Mistake Three: Discounting Findings as Edge Cases

Well, that user is unusual. Sometimes true. Often a rationalisation. If three of five users hit the same problem, it is not an edge case. It is a problem. The team's instinct to dismiss findings should be resisted; the data is the data.

Mistake Four: Skipping Synthesis

After the sessions, you have notes from five users. Without synthesis, those notes stay in your head. Spend the time, right after the last session, writing up the patterns: what broke for multiple users, what surprised you, what to fix. The synthesis is what turns sessions into action.

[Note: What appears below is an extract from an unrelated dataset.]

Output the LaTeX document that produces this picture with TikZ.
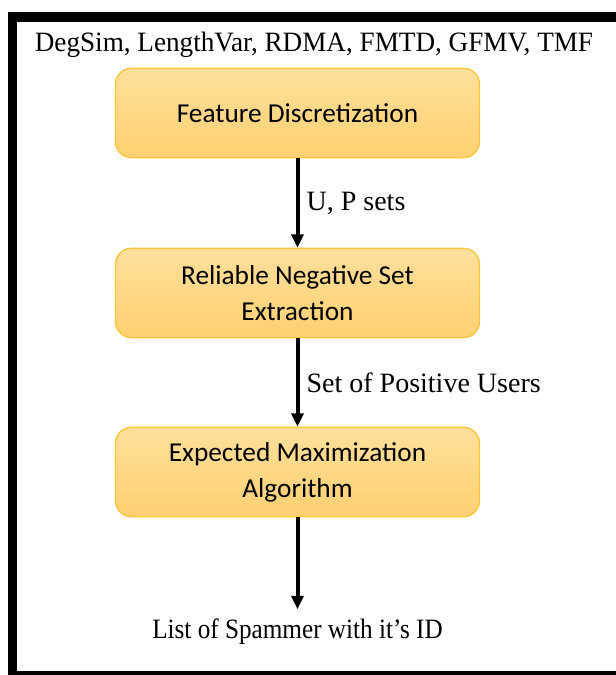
\documentclass[tikz,border=0pt]{standalone}
\usepackage{fontspec}
\setmainfont{Liberation Serif}
\newfontfamily\boxfont{Carlito}
\usetikzlibrary{arrows.meta}

\definecolor{boxtop}{RGB}{255,224,156}
\definecolor{boxbot}{RGB}{255,208,112}
\definecolor{boxline}{RGB}{250,196,60}

\begin{document}
\begin{tikzpicture}[x=0.75pt,y=-0.75pt,
  stepbox/.style={draw=boxline,line width=1pt,rounded corners=12pt,
    top color=boxtop,bottom color=boxbot,
    minimum width=273pt,minimum height=67pt,align=center,
    font=\boxfont\fontsize{20.5}{27}\selectfont},
  flow/.style={line width=3pt,-{Triangle[length=10pt,width=9pt]}},
  lbl/.style={font=\fontsize{21}{25}\selectfont}]

  \useasboundingbox (0,0) rectangle (616,675);

  % frame
  \draw[line width=7pt] (8,17) -- (616,17);
  \draw[line width=7pt] (12.5,13) -- (12.5,675);
  \draw[line width=3pt] (8,673) -- (616,673);

  \node (feat) at (314,45) [lbl,xscale=0.97] {DegSim, LengthVar, RDMA, FMTD, GFMV, TMF};

  \node (fd) at (297.5,113) [stepbox] {Feature Discretization};
  \node (rn) at (297.5,293) [stepbox] {Reliable Negative Set\\Extraction};
  \node (em) at (297.5,472) [stepbox] {Expected Maximization\\Algorithm};

  \node (out) at (297.5,632) [lbl,xscale=0.9] {List of Spammer with it's ID};

  \draw[flow] (fd) -- (rn) node[midway,right,lbl,xshift=2pt] {U, P sets};
  \draw[flow] (rn) -- (em) node[midway,right,lbl,xshift=2pt] {Set of Positive Users};
  \draw[flow,shorten >=4pt] (em) -- (out);

\end{tikzpicture}
\end{document}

Mistake Five: Not Reporting Back to Users

Users who help you with testing want to know they made a difference. A short follow-up after the redesign ("thanks for the help; here's what we changed because of your feedback") makes them likely to participate again and feel good about the product. The cost is low; the relational return is high.

A Final Word

Usability testing is the closest thing to free insurance in product. The cost is small. The return is enormous. Yet most teams don't do it consistently because the effort to set up the first test feels bigger than it is. Once the habit is established, it is easy to maintain, and the results pay back many times over in features that work as intended at launch.

If you have never run a usability test, run one this week. Pick a feature you are working on. Recruit three colleagues from a different team. Give them a task. Watch what happens. Take notes. The first session will surprise you, and the surprise is the start of a habit that will improve your product for the rest of your career.

Key Takeaways

Five users find about eighty-five percent of usability problems. Big budgets and large samples are not required to get most of the value.
Give users tasks, then watch and stay quiet. Don't lead, explain, defend, or rescue. The moment of stuckness is the data.
Watch behaviour over words. Users often say one thing and do another. Hesitation, missed elements, and unexpected clicks are signal.
Test early on low-fidelity designs, after major changes, before launch, and periodically after launch. Earlier testing is cheaper.
Synthesise patterns across users, rate severity, and feed findings back to the team and to the users who helped. Without synthesis, sessions don't become action.